His rich dad came from the streets. He had a different view on mistakes; they were opportunities to learn something new. To rich dad, the more mistakes a person made, the more that person learned. He often said, “There is a bit of magic hidden in every mistake. So the more mistakes I make and I take the time to learn from, the more magic I have in my life.”

We’ve all heard the stories: Thomas Edison failed over 10,000 times before finally inventing the light bulb for his company, General Electric. Levi Strauss began sewing pants out of canvas for successful miners after he failed at gold mining. Michael Jordan is famous for saying, “I've missed more than 9000 shots in my career. I've lost almost 300 games. 26 times, I've been trusted to take the game winning shot and missed. I've failed over and over and over again in my life. And that is why I succeed.”
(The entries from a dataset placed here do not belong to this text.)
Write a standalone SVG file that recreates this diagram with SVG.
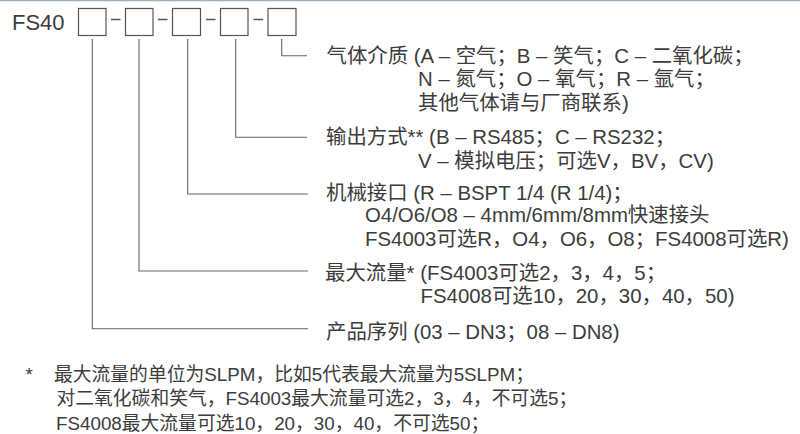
<svg xmlns="http://www.w3.org/2000/svg" width="800" height="434" viewBox="0 0 800 434">
<style>
.t{font-family:"Liberation Sans","Noto Sans CJK SC",sans-serif;font-size:20.4px;fill:#3c3c3c}
.f{font-family:"Liberation Sans","Noto Sans CJK SC",sans-serif;font-size:18.8px;fill:#3c3c3c}
.box{fill:none;stroke:#555;stroke-width:1.2}
.dash{stroke:#555;stroke-width:1.5}
.c{fill:none;stroke:#666;stroke-width:1.1}
</style>
<rect x="0" y="0" width="800" height="434" fill="#fff"/>
<line x1="0" y1="0.5" x2="800" y2="0.5" stroke="#a4aeb8" stroke-width="1.5"/>
<g id="code">
<text x="12" y="29.5" font-family="Liberation Sans, sans-serif" font-size="22" fill="#3c3c3c">FS40</text>
<rect class="box" x="78.5" y="8.5" width="27.5" height="27"/>
<rect class="box" x="125.5" y="8.5" width="27.5" height="27"/>
<rect class="box" x="172.5" y="8.5" width="28" height="27"/>
<rect class="box" x="220.5" y="8.5" width="27.5" height="27"/>
<rect class="box" x="268" y="8.5" width="28" height="27"/>
<line class="dash" x1="111" y1="19.5" x2="120.5" y2="19.5"/>
<line class="dash" x1="158" y1="19.5" x2="167.5" y2="19.5"/>
<line class="dash" x1="206" y1="19.5" x2="215.5" y2="19.5"/>
<line class="dash" x1="253.5" y1="19.5" x2="263" y2="19.5"/>
</g>
<g id="connectors">
<polyline class="c" points="281.7,39 281.7,55.7 307,55.7"/>
<polyline class="c" points="235.7,39 235.7,137.3 307,137.3"/>
<polyline class="c" points="187.7,39 187.7,194 308,194"/>
<polyline class="c" points="139,39 139,271 308,271"/>
<polyline class="c" points="92.3,39 92.3,328.7 308,328.7"/>
</g>
<g id="gas">
<text class="t" x="326.5" y="62.5">气体介质 (A – 空气；B – 笑气；C – 二氧化碳；</text>
<text class="t" x="418" y="86">N – 氮气；O – 氧气；R – 氩气；</text>
<text class="t" x="418" y="109.5">其他气体请与厂商联系)</text>
</g>
<g id="output">
<text class="t" x="326" y="144">输出方式** (B – RS485；C – RS232；</text>
<text class="t" x="418" y="168">V – 模拟电压；可选V，BV，CV)</text>
</g>
<g id="fitting">
<text class="t" x="326" y="199.5">机械接口 (R – BSPT 1/4 (R 1/4)；</text>
<text class="t" x="365" y="222">O4/O6/O8 – 4mm/6mm/8mm快速接头</text>
<text class="t" x="365" y="245.5">FS4003可选R，O4，O6，O8；FS4008可选R)</text>
</g>
<g id="flow">
<text class="t" x="325" y="280">最大流量* (FS4003可选2，3，4，5；</text>
<text class="t" x="420.5" y="303">FS4008可选10，20，30，40，50)</text>
</g>
<g id="series">
<text class="t" x="326" y="338.5">产品序列 (03 – DN3；08 – DN8)</text>
</g>
<g id="footnote">
<text class="f" x="25.5" y="380.5">*</text>
<text class="f" x="54" y="380.5">最大流量的单位为SLPM，比如5代表最大流量为5SLPM；</text>
<text class="f" x="56.5" y="404.5">对二氧化碳和笑气，FS4003最大流量可选2，3，4，不可选5；</text>
<text class="f" x="56" y="429.5">FS4008最大流量可选10，20，30，40，不可选50；</text>
</g>
</svg>
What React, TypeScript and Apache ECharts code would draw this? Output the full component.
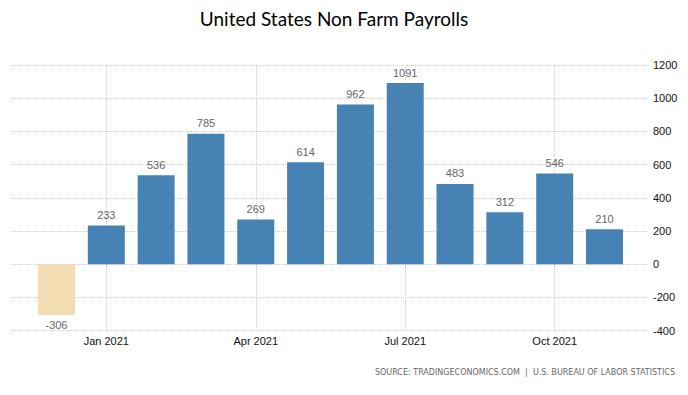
import React, { useEffect, useRef } from "react";
import * as echarts from "echarts";

const categories = [
  "Dec 2020", "Jan 2021", "Feb 2021", "Mar 2021", "Apr 2021", "May 2021",
  "Jun 2021", "Jul 2021", "Aug 2021", "Sep 2021", "Oct 2021", "Nov 2021",
];
const payrolls = [-306, 233, 536, 785, 269, 614, 962, 1091, 483, 312, 546, 210];
const xTickIndices = [1, 4, 7, 10];
const xTickLabels = ["Jan 2021", "Apr 2021", "Jul 2021", "Oct 2021"];
const yTicks = { min: -400, max: 1200, interval: 200 };

const TITLE = "United States Non Farm Payrolls";
const SOURCE = "SOURCE: TRADINGECONOMICS.COM  |  U.S. BUREAU OF LABOR STATISTICS";

export default function App() {
  const ref = useRef<HTMLDivElement>(null);
  useEffect(() => {
    if (!ref.current) return;
    const chart = echarts.init(ref.current, null, { renderer: "svg" });
    const gridColor = "#cccccc";
    chart.setOption({
      animation: false,
      backgroundColor: "#ffffff",
      textStyle: { fontFamily: "Liberation Sans" },
      grid: { left: 11, right: 40, top: 65, bottom: 64.5, containLabel: false },
      xAxis: {
        type: "value",
        min: -0.913,
        max: 11.873,
        axisLine: { show: false },
        axisTick: {
          show: true,
          customValues: xTickIndices,
          length: 3,
          lineStyle: { color: gridColor, type: "dotted" },
        },
        axisLabel: {
          customValues: xTickIndices,
          margin: 5,
          fontSize: 11,
          color: "#111",
          formatter: (v: number) => {
            const k = xTickIndices.indexOf(Math.round(v));
            return k >= 0 ? xTickLabels[k] : "";
          },
        },
        splitLine: { show: true, lineStyle: { color: gridColor, type: "dotted" } },
      },
      yAxis: {
        type: "value",
        position: "right",
        min: yTicks.min,
        max: yTicks.max,
        interval: yTicks.interval,
        axisLine: { show: false },
        axisTick: { show: false },
        axisLabel: {
          margin: 5,
          fontSize: 11,
          color: "#111",
          formatter: (v: number) => String(v),
        },
        splitLine: { show: true, lineStyle: { color: gridColor, type: "dotted" } },
      },
      series: [
        {
          type: "bar",
          barWidth: 37,
          data: payrolls.map((v, i) => ({
            value: [i, v],
            itemStyle: { color: v < 0 ? "#f5deb3" : "#4682b4" },
            label: { position: v < 0 ? "bottom" : "top" },
          })),
          label: {
            show: true,
            distance: 5,
            fontSize: 11,
            color: "#666",
            formatter: (p: any) => String(p.value[1]),
          },
        },
      ],
      graphic: [
        {
          type: "text",
          x: 334,
          y: 18,
          style: {
            text: TITLE,
            fontFamily: "Lato",
            fontSize: 19,
            fill: "#000",
            textAlign: "center",
            textVerticalAlign: "middle",
          },
        },
        {
          type: "text",
          x: 675,
          y: 372,
          style: {
            text: SOURCE,
            fontFamily: "DejaVu Sans",
            fontSize: 8,
            fill: "#666",
            textAlign: "right",
            textVerticalAlign: "middle",
          },
        },
      ],
    });
    return () => chart.dispose();
  }, []);
  return (
    <div
      ref={ref}
      style={{ position: "fixed", left: 0, top: 0, width: 688, height: 395 }}
    />
  );
}
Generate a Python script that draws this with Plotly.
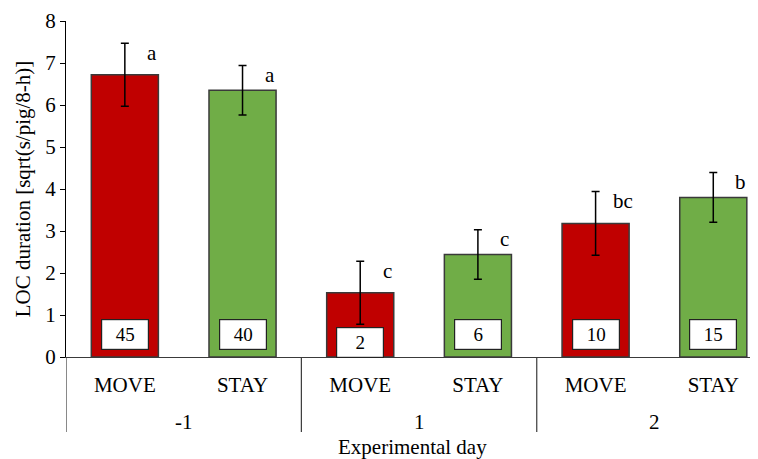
import plotly.graph_objects as go

days = ["-1", "-1", "1", "1", "2", "2"]
groups = ["MOVE", "STAY", "MOVE", "STAY", "MOVE", "STAY"]
means = [6.72, 6.35, 1.53, 2.44, 3.18, 3.80]
errs = [0.75, 0.59, 0.75, 0.59, 0.76, 0.59]
letters = ["a", "a", "c", "c", "bc", "b"]
counts = ["45", "40", "2", "6", "10", "15"]
day_labels = ["-1", "1", "2"]
y_ticks = [0, 1, 2, 3, 4, 5, 6, 7, 8]

RED = "#C00000"
GREEN = "#70AD47"
FONT = "Liberation Serif, Times New Roman, serif"

xs = list(range(len(groups)))
colors = [RED if g == "MOVE" else GREEN for g in groups]

fig = go.Figure()
fig.add_trace(go.Bar(
    x=xs, y=means, width=0.57,
    marker=dict(color=colors, line=dict(color="#3a3a3a", width=1.5)),
    error_y=dict(type="data", array=errs, visible=True, color="black", thickness=1.5, width=4),
    showlegend=False,
))

annotations = []
for i, (m, e, l, c) in enumerate(zip(means, errs, letters, counts)):
    annotations.append(dict(x=i + 0.23, y=m + e - 0.23, xref="x", yref="y", text=l,
                            showarrow=False, xanchor="center", yanchor="middle",
                            font=dict(family=FONT, size=21, color="black")))
    annotations.append(dict(x=i, y=0.53 if m > 2 else 0.34, xref="x", yref="y", text=c,
                            showarrow=False, xanchor="center", yanchor="middle",
                            width=44, height=27, bgcolor="white",
                            bordercolor="#222222", borderwidth=1.2, borderpad=1,
                            font=dict(family=FONT, size=19, color="black")))
for k, d in enumerate(day_labels):
    annotations.append(dict(x=2 * k + 0.5, y=-0.193, xref="x", yref="paper", text=d,
                            showarrow=False, xanchor="center", yanchor="middle",
                            font=dict(family=FONT, size=21, color="black")))
annotations.append(dict(x=0.5, y=-0.268, xref="paper", yref="paper", text="Experimental day",
                        showarrow=False, xanchor="center", yanchor="middle",
                        font=dict(family=FONT, size=21, color="black")))

shapes = []
for k in range(len(day_labels)):
    shapes.append(dict(type="line", x0=2 * k - 0.5, x1=2 * k - 0.5, xref="x",
                       y0=0, y1=-0.223, yref="paper",
                       line=dict(color="#3a3a3a", width=1.2)))

fig.update_layout(
    width=750, height=451,
    margin=dict(l=58, r=0, t=13, b=102),
    plot_bgcolor="white", paper_bgcolor="white",
    font=dict(family=FONT, size=21, color="black"),
    annotations=annotations, shapes=shapes,
)
fig.update_xaxes(
    range=[-0.5, 5.38], tickvals=xs, ticktext=groups, showgrid=False,
    showline=True, linecolor="#3a3a3a", linewidth=1.2, ticks="",
    ticklabelstandoff=9, zeroline=False,
    tickfont=dict(family=FONT, size=21, color="black"),
)
fig.update_yaxes(
    range=[0, 8], tickvals=y_ticks, showgrid=False, zeroline=False,
    showline=True, linecolor="black", linewidth=1.2, ticks="outside", ticklen=5,
    tickcolor="black", tickfont=dict(family=FONT, size=21, color="black"),
    title=dict(text="LOC duration [sqrt(s/pig/8-h)]", standoff=8,
               font=dict(family=FONT, size=21, color="black")),
)

fig.write_html("out.html")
Each and every one of these success stories has failure and mistakes in common. One of the biggest barriers to success in life, both financially and personally, is our attitude towards failure.

The rich don’t play it safe

“Some of the biggest failures I know are people who have never failed.” -Rich Dad

Rich dad’s point was that because people try to play it safe, they never take any risks. And because they never take any risks, they never get ahead in life. They get stuck. Rich dad pointed out that he was successful because he had made many mistakes and had learned something new each time.

And most importantly, he tried to not make the same mistake again once he learned from it. He called that moving from experience to wisdom.

Work to learn, not to earn

Today, you’re faced with many choices. Will you work to earn, holding onto security over opportunity? Or, will you work to learn (and get a financial education), giving up some security to embrace greater opportunity?

Most people will follow the conventional wisdom and choose to work to earn. But if you want to be rich, work for what you want to learn rather than what you want to earn. Figure out what skills you want to acquire before choosing a specific profession and before getting trapped in the rat race.

What skills do you need to acquire to live a rich life?